Opinion
456 Index No. 655299/21 Case No. 2022–03397
06-13-2023
Sills Cummis & Gross P.C., New York (Keith R. Hemming of counsel), for appellant. Ruskin Moscou Faltischek, P.C., Uniondale (E. Christopher Murray of counsel), for Maric Mechanical, Inc., respondent. Flesichner Potash, LLP, New York (Alexandra E. Rigney of counsel), for Allied World Assurance Company (U.S.) Inc., respondent.
Sills Cummis & Gross P.C., New York (Keith R. Hemming of counsel), for appellant.
Ruskin Moscou Faltischek, P.C., Uniondale (E. Christopher Murray of counsel), for Maric Mechanical, Inc., respondent.
Flesichner Potash, LLP, New York (Alexandra E. Rigney of counsel), for Allied World Assurance Company (U.S.) Inc., respondent.
Kapnick, J.P., Friedman, Gesmer, Gonza´lez, Pitt–Burke, JJ.
Order, Supreme Court, New York County (Melissa Crane, J.), entered July 11, 2022, which, to the extent appealed from as limited by the briefs, granted defendant Maric Mechanical, Inc.’s motion to dismiss the complaint in its entirety, unanimously modified, on the law, the motion denied as to defendant Allied World Assurance Company (U.S.) Inc., the claims as asserted against Allied reinstated, and otherwise affirmed, without costs.

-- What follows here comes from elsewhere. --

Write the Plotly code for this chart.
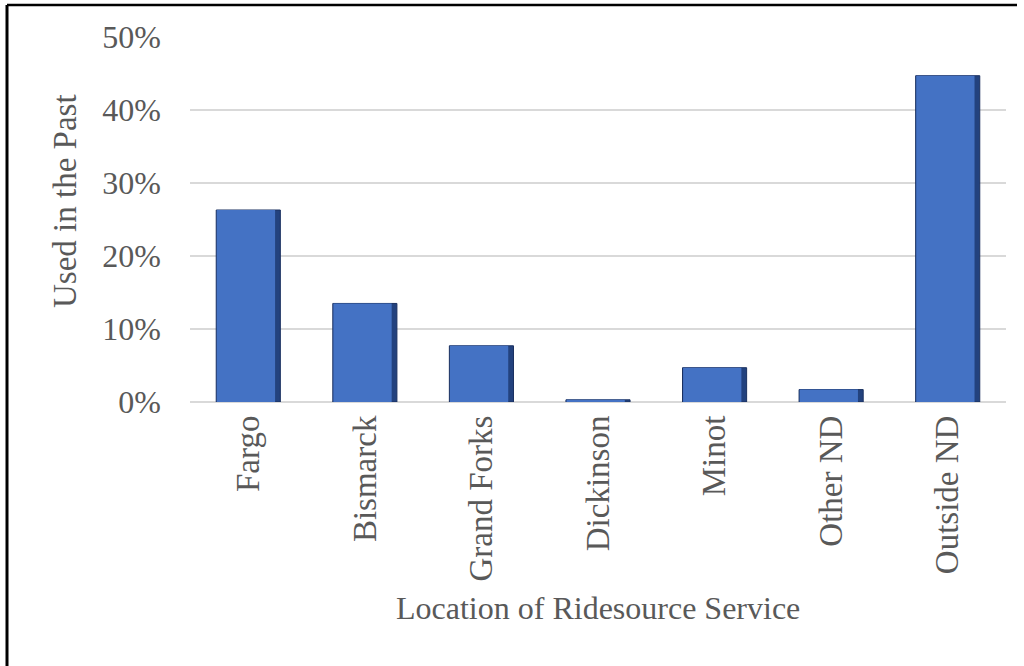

Plaintiff RCM Technologies, Inc. (RCMT) commenced this action against Maric Mechanical Inc. (Maric) and its insurer, Allied World Assurance Company (U.S.) Inc. (Allied), to recover defense costs that it incurred in connection with an underlying arbitration between RCMT and nonparty New York Power Authority (NYPA), which arose from allegedly defective construction work performed by Maric as RCMT's subcontractor. RCMT relies on the indemnification provisions in its subcontract with Maric, and the joint defense agreement (the JDA) executed by RCMT and Maric for purposes of the arbitration.
The court correctly dismissed the complaint as against Maric because RCMT is not entitled to indemnification against Maric pursuant to the parties’ agreements. As an initial matter, we agree with the court that the JDA modified Maric's indemnification obligations under section 20.1.4 of the supplementary conditions portion of the subcontract. Under Section 5 of the JDA, RCMT and Maric were each "solely and exclusively responsible for [their] own defense to NYPA's Counterclaims" and "Maric shall retain responsibility for all defense and indemnity obligations to RCMT under the Subcontract in the event the Arbitrator apportions liability to Maric based upon defective mechanical construction work." As the arbitrator found that neither RCMT nor Maric were liable for the claimed defective work, Maric's indemnification obligation under the JDA was not triggered. RCMT's reliance on the broader indemnity language in the "whereas" clause of the JDA is unavailing, as that clause did not "create any right beyond those arising from the operative terms of the document" ( Grand Manor Health Related Facility, Inc. v. Hamilton Equities Inc., 65 A.D.3d 445, 447, 885 N.Y.S.2d 255 [1st Dept. 2009] ). RCMT's arguments premised on paragraph 4 of the JDA is improperly raised for the first time in its reply brief (see Matter of Erdey v. City of New York, 129 A.D.3d 546, 546–547, 11 N.Y.S.3d 592 [1st Dept. 2015] ).
The court, however, should not have dismissed the complaint as against Allied. As Allied concedes it did not file a motion to dismiss. Moreover, neither Maric's motion nor Allied's affirmation submitted in support of Maric's motion clearly sought dismissal of the indemnification claim as asserted against Allied. Although Maric moved to dismiss the complaint "in its entirety," its motion was not made on behalf of all defendants, and Allied did not join in the motion (cf. Sabharwal v. Eminax, LLC, 305 A.D.2d 336, 336–337, 761 N.Y.S.2d 616 [1st Dept. 2003] ).